Le peintre est un nombrilisme du pinceau: il se plait à se peindre. Offre des autoportraits avec oreille coupée (ou pas). L'écrivain, lui, hypocritement égocentrique, se plaît à se raconter, l'air de rien. Il publie des autofictions en appuyant sur la seconde partie du terme. Toussaint, lui, ne trompe pas ses lecteurs. Il brosse un portrait narquois de l'écrivain qu'il est, dans ses déplacements payés au titre de conférencier. En retenant à sa plume la drôlerie d'anecdotes exotiques.
Contribuable pas rancunière pour un sou, je suis ravie d'apprendre avoir financé une séance de travail à Hanoï où Jean-Philippe (le caritatif crée des liens. Je me sens proche du Belge soudain),
Olivier Rolin et
Tahar Ben Jelloun échangent gravement en se gavant (on mange beaucoup dans la réunion de travail) avec quatre écrivains vietnamiens, (un par génération) prompts à se réveiller lors de l'arrivée surréaliste d'une
Jane Birkin que l'on presse de chanter.
Surtout que j'aime beaucoup Jane. D'autant plus qu'elle entonne, devant un représentant du ministère: "Et quand tu as plongé dans la lagune, Nous étions tous deux nus".
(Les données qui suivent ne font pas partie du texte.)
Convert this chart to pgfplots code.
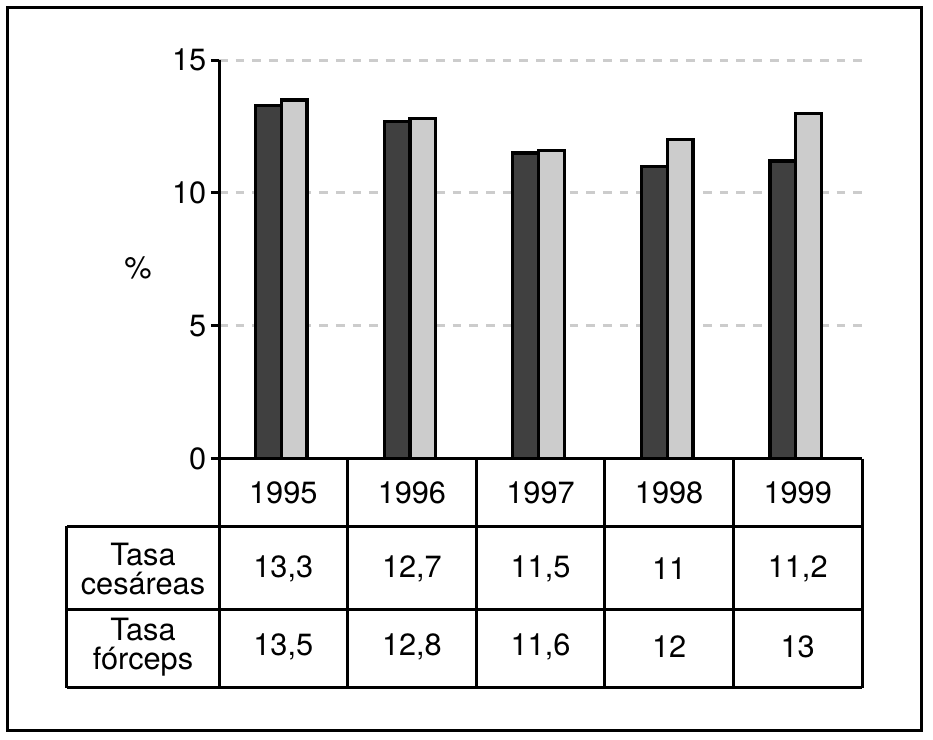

J'ai un mouvement de sympathie spontanée pour le diplomate français qui a convié Jean-Phil à Sfax, afin de contenter une assemblée de neufs personnes ("peut-être dix avec l'organisateur"). Attentives, ill est vrai. Mais neuf personnes, tout de même, même très attentives ou très très attentives, c'est peu … Neuf en comptant les deux archéologues dépannées sur le trajet entre Tunis et Sfax (9 - 2, reste 7)! Bon, après tout, je milite pour que jamais la culture ne soit soumise à une quelconque rentabilité.
Ce qui est heureux pour une lectrice de Jean-Philippe; lequel ironise sur la "matière très ténue" de ses livres.
Ténue, certes mais à l'auto-dérision délectable. En terre corse, pétanquiste patenté, vacancier et non plus conférencier,
Monsieur Toussaint se brocarde (tandis que je reprends de respectueuses distances - mes impôts n'ayant pas contribué au championnat de boules local). Un portrait en deux temps: physique puis vestimentaire. Allez donc aux pages 39 et 40.Pour la jubilation.
Si l'on pioche du côté de Berlin, l'aristocrate "très prince de Savoie", Jean-Phil, laisse percer un mesquin pinailleur. Qui a raison de la germanique et désagréable charcutière. Et de Berlin, on ne saura rien. Pas plus que de Carthage où il n'y a rien à voir. Ou de Tokyo. Ou de Kyoto.
Sauf que le retour à Kyoto confronte l'écrivain à une gare désaffectée.En deux ans, la ville a plus changé que le conférencier.
Jean-Philippe Toussaint, le railleur nonchalant, devient Jean-Philippe le mélancolique qui donne sens à l'acte d'écrire: "(…) écrire était en quelque sorte une façon de résister au courant qui m'emportait, une manière de m'inscrire dans le temps, de marquer des repères dans l'immatérialité de son cours, des incisions, des égratignures".
Au prochain passage de mon percepteur, je garde le sourire.